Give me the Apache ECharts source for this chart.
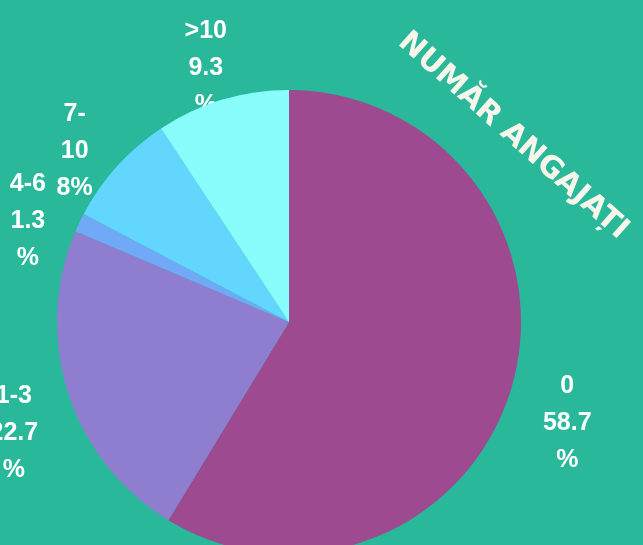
<!DOCTYPE html>
<html>
<head>
<meta charset="utf-8">
<script src="https://cdn.jsdelivr.net/npm/echarts@6/dist/echarts.min.js"></script>
<style>
  html, body { margin: 0; padding: 0; background: #29b899; }
  #main { width: 643px; height: 545px; }
</style>
</head>
<body>
<div id="main"></div>
<script>
// categorii si procente
var categories = ['0', '1-3', '4-6', '7-10', '>10'];
var percents = [58.7, 22.7, 1.3, 8, 9.3];
var colors = ['#9d4a91', '#8f7dd0', '#70a9f5', '#62d6fc', '#88fdfc'];

var chart = echarts.init(document.getElementById('main'), null, { renderer: 'canvas' });

function labelText(p) {
  var nm = p.name == '7-10' ? '7-\n10' : p.name;
  var pct = p.value + '%';
  if (pct.length <= 2) return nm + '\n' + pct;
  return nm + '\n' + p.value + '\n%';
}

var pieData = categories.map(function (c, i) {
  return { name: c, value: percents[i], itemStyle: { color: colors[i] } };
});

var option = {
  backgroundColor: '#29b899',
  animation: false,
  graphic: [{
    type: 'text',
    x: 513,
    y: 136,
    rotation: -41.5 * Math.PI / 180,
    style: {
      text: 'NUMĂR ANGAJAȚI',
      fill: '#f8f5ea',
      font: 'bold 30px "DejaVu Sans"',
      align: 'center',
      verticalAlign: 'middle'
    }
  }],
  series: [
    {
      // inel transparent doar pentru etichete (sub placinta)
      type: 'pie',
      z: 1,
      silent: true,
      center: [289, 345],
      radius: [274, 298],
      startAngle: 90,
      clockwise: true,
      itemStyle: { color: 'rgba(0,0,0,0)' },
      label: {
        show: true,
        position: 'inside',
        formatter: labelText,
        color: '#ffffff',
        fontFamily: 'Liberation Sans',
        fontWeight: 'bold',
        fontSize: 25,
        lineHeight: 37,
        align: 'center'
      },
      labelLine: { show: false },
      data: categories.map(function (c, i) {
        return { name: c, value: percents[i] };
      })
    },
    {
      type: 'pie',
      z: 2,
      silent: true,
      center: [289, 322],
      radius: 232,
      startAngle: 90,
      clockwise: true,
      label: { show: false },
      labelLine: { show: false },
      data: pieData
    }
  ]
};

chart.setOption(option);
</script>
</body>
</html>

* _SHORT TASK_
Restate the entire listing word for word, excluding pictures.

* _EXERCISE RESULT_
Give me the Apache ECharts source for this chart.
<!DOCTYPE html>
<html>
<head>
<meta charset="utf-8">
<script src="https://cdn.jsdelivr.net/npm/echarts@6/dist/echarts.min.js"></script>
<style>
  html, body { margin: 0; padding: 0; background: #29b899; }
  #main { width: 643px; height: 545px; }
</style>
</head>
<body>
<div id="main"></div>
<script>
// categorii si procente
var categories = ['0', '1-3', '4-6', '7-10', '>10'];
var percents = [58.7, 22.7, 1.3, 8, 9.3];
var colors = ['#9d4a91', '#8f7dd0', '#70a9f5', '#62d6fc', '#88fdfc'];

var chart = echarts.init(document.getElementById('main'), null, { renderer: 'canvas' });

function labelText(p) {
  var nm = p.name == '7-10' ? '7-\n10' : p.name;
  var pct = p.value + '%';
  if (pct.length <= 2) return nm + '\n' + pct;
  return nm + '\n' + p.value + '\n%';
}

var pieData = categories.map(function (c, i) {
  return { name: c, value: percents[i], itemStyle: { color: colors[i] } };
});

var option = {
  backgroundColor: '#29b899',
  animation: false,
  graphic: [{
    type: 'text',
    x: 513,
    y: 136,
    rotation: -41.5 * Math.PI / 180,
    style: {
      text: 'NUMĂR ANGAJAȚI',
      fill: '#f8f5ea',
      font: 'bold 30px "DejaVu Sans"',
      align: 'center',
      verticalAlign: 'middle'
    }
  }],
  series: [
    {
      // inel transparent doar pentru etichete (sub placinta)
      type: 'pie',
      z: 1,
      silent: true,
      center: [289, 345],
      radius: [274, 298],
      startAngle: 90,
      clockwise: true,
      itemStyle: { color: 'rgba(0,0,0,0)' },
      label: {
        show: true,
        position: 'inside',
        formatter: labelText,
        color: '#ffffff',
        fontFamily: 'Liberation Sans',
        fontWeight: 'bold',
        fontSize: 25,
        lineHeight: 37,
        align: 'center'
      },
      labelLine: { show: false },
      data: categories.map(function (c, i) {
        return { name: c, value: percents[i] };
      })
    },
    {
      type: 'pie',
      z: 2,
      silent: true,
      center: [289, 322],
      radius: 232,
      startAngle: 90,
      clockwise: true,
      label: { show: false },
      labelLine: { show: false },
      data: pieData
    }
  ]
};

chart.setOption(option);
</script>
</body>
</html>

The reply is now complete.